== RECORDED INFORMATION ==
☆ ☆ ☆
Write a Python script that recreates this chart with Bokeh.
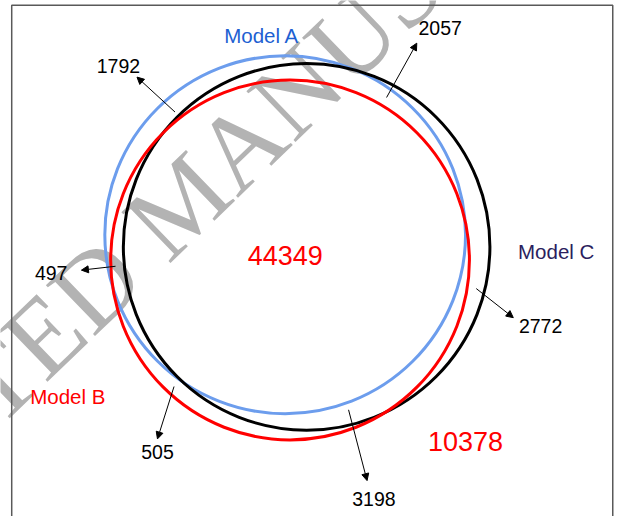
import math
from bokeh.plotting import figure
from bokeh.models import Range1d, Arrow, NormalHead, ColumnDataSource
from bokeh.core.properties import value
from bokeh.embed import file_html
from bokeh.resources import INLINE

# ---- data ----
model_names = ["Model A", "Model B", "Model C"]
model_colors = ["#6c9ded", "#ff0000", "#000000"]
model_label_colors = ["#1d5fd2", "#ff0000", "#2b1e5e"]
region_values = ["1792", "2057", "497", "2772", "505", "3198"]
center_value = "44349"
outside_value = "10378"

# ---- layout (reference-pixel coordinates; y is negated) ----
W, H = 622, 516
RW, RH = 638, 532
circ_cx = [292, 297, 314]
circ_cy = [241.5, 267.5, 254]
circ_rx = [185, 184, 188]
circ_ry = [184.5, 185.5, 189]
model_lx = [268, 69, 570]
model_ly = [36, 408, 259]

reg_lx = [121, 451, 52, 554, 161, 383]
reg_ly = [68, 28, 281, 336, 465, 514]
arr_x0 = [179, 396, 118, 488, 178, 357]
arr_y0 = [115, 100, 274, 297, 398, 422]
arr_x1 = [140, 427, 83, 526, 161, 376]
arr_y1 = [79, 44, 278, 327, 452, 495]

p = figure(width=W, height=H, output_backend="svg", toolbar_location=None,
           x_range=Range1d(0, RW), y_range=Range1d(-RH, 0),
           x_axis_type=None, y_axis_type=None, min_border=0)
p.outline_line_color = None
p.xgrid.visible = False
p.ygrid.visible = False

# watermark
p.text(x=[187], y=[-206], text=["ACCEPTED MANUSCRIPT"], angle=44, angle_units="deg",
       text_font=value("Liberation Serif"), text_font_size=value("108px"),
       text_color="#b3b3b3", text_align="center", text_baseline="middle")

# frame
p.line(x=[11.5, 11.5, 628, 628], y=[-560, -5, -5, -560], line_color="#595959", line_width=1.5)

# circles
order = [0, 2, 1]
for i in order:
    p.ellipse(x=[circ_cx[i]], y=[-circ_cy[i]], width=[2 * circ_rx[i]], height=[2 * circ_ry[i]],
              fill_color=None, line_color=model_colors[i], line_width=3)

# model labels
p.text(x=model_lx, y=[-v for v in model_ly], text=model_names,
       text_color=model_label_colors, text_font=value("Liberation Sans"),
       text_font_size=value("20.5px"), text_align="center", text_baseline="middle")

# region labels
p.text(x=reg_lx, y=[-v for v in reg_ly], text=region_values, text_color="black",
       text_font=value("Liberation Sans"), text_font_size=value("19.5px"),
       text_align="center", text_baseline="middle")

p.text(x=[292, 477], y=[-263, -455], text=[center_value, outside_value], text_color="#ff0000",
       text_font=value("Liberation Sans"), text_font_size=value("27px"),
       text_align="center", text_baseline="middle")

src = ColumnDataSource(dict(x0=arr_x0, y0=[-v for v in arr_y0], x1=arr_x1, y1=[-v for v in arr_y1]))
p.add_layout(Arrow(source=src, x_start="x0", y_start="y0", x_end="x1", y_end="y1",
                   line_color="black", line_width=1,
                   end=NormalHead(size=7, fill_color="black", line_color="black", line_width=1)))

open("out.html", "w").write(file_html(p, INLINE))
☆ ☆ ☆
== TASK PROMPT ==
Skip the pictures, please, and transcribe only the lines from the beginning of the material through the one that contains "model_ly = [36, 408, 259]".

== RESPONSE TO THIS EXERCISE ==
Write a Python script that recreates this chart with Bokeh.
import math
from bokeh.plotting import figure
from bokeh.models import Range1d, Arrow, NormalHead, ColumnDataSource
from bokeh.core.properties import value
from bokeh.embed import file_html
from bokeh.resources import INLINE

# ---- data ----
model_names = ["Model A", "Model B", "Model C"]
model_colors = ["#6c9ded", "#ff0000", "#000000"]
model_label_colors = ["#1d5fd2", "#ff0000", "#2b1e5e"]
region_values = ["1792", "2057", "497", "2772", "505", "3198"]
center_value = "44349"
outside_value = "10378"

# ---- layout (reference-pixel coordinates; y is negated) ----
W, H = 622, 516
RW, RH = 638, 532
circ_cx = [292, 297, 314]
circ_cy = [241.5, 267.5, 254]
circ_rx = [185, 184, 188]
circ_ry = [184.5, 185.5, 189]
model_lx = [268, 69, 570]
model_ly = [36, 408, 259]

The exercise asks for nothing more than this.